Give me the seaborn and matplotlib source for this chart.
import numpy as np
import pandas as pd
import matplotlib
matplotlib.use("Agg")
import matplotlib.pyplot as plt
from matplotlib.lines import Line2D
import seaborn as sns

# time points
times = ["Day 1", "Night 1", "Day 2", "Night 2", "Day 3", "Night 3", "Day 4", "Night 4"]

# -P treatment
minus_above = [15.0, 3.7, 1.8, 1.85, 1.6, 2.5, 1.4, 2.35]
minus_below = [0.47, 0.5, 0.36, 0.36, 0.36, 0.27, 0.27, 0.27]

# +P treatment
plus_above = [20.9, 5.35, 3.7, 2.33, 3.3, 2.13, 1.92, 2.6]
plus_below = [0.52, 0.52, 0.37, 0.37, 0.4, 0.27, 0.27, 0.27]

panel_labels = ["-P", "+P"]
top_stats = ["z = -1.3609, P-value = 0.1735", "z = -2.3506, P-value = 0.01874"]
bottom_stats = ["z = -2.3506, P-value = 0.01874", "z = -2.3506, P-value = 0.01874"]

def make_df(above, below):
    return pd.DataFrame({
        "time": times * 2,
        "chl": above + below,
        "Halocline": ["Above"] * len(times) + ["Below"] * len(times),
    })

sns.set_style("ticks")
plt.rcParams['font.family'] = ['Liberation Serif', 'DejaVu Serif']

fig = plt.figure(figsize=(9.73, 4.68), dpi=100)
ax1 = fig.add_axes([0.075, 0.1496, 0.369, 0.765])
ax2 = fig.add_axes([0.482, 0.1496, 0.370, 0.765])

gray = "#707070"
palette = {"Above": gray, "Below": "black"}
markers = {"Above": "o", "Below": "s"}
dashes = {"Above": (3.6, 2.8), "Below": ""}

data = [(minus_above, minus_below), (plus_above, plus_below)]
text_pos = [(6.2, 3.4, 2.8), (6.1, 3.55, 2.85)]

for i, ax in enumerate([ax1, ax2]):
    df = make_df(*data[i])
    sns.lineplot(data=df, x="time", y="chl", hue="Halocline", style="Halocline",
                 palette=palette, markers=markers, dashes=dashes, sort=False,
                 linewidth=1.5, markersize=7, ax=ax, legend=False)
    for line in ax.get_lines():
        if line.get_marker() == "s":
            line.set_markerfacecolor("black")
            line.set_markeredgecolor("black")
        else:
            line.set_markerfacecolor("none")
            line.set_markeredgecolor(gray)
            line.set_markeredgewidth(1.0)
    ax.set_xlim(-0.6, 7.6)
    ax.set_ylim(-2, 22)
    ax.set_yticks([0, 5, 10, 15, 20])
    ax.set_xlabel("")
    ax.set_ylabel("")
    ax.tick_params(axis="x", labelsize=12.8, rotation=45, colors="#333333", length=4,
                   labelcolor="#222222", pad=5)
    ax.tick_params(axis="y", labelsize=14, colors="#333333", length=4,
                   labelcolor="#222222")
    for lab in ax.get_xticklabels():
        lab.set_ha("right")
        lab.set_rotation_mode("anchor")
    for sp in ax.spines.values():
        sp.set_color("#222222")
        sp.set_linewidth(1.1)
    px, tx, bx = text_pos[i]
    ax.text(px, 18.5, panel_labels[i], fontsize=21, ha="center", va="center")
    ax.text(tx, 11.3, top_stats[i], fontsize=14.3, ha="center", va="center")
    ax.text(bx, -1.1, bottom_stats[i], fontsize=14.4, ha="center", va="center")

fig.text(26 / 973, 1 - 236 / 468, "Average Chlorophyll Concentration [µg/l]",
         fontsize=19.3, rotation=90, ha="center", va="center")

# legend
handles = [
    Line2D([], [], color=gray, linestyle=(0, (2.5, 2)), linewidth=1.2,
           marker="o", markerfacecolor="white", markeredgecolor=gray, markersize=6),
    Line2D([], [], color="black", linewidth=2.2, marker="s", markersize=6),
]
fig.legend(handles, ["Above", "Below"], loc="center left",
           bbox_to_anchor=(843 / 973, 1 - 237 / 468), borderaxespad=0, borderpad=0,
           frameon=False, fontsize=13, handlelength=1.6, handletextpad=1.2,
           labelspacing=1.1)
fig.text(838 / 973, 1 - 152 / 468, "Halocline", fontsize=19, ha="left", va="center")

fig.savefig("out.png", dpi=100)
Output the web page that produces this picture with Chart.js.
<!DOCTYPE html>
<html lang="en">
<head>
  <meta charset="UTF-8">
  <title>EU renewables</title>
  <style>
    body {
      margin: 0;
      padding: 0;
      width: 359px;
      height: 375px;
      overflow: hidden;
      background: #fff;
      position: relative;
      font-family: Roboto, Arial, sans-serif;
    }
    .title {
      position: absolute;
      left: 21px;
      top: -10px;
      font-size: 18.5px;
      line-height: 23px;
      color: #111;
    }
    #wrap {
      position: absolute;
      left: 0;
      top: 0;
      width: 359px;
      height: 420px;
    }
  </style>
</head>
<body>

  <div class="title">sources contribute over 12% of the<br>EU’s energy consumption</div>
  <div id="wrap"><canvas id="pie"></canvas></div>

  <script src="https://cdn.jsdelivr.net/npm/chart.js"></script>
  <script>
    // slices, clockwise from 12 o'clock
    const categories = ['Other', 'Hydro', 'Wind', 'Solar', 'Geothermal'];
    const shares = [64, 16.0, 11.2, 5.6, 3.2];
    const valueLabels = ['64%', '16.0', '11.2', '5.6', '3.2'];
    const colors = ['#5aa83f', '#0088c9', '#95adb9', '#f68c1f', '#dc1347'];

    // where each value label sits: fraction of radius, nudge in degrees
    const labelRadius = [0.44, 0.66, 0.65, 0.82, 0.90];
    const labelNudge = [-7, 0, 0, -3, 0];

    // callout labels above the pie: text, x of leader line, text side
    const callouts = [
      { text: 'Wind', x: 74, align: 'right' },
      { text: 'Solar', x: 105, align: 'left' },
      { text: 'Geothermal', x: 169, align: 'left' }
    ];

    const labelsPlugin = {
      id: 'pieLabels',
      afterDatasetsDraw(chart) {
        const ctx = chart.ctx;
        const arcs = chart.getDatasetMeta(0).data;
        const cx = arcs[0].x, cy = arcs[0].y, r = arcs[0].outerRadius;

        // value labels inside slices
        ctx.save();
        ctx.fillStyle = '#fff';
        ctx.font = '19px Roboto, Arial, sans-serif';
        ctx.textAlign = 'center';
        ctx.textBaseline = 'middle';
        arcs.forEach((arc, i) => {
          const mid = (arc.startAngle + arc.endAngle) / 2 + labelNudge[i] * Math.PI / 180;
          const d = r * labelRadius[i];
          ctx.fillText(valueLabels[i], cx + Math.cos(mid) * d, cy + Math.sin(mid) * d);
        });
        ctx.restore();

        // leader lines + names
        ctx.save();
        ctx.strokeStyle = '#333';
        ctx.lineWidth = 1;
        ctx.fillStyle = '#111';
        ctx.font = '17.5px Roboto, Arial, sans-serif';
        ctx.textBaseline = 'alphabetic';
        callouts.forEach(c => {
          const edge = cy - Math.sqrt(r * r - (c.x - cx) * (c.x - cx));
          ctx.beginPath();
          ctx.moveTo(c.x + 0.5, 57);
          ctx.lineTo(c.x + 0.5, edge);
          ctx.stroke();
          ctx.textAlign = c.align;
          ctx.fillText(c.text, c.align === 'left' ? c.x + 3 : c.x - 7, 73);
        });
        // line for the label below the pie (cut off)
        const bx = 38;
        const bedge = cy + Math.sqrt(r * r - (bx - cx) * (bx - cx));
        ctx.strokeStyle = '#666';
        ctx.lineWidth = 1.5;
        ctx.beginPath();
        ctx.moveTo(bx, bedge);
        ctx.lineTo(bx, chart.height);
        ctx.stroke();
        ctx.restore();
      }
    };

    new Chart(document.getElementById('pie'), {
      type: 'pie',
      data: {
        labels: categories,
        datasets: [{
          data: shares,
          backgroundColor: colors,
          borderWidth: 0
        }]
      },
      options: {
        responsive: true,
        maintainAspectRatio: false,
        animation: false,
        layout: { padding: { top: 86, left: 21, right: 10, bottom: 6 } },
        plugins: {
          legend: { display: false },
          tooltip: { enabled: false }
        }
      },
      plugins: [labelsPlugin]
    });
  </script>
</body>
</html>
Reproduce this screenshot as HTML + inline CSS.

#### The exercise
From the entries above, copy each line holding "seaborn".

#### Response to the task
Give me the seaborn and matplotlib source for this chart.
import seaborn as sns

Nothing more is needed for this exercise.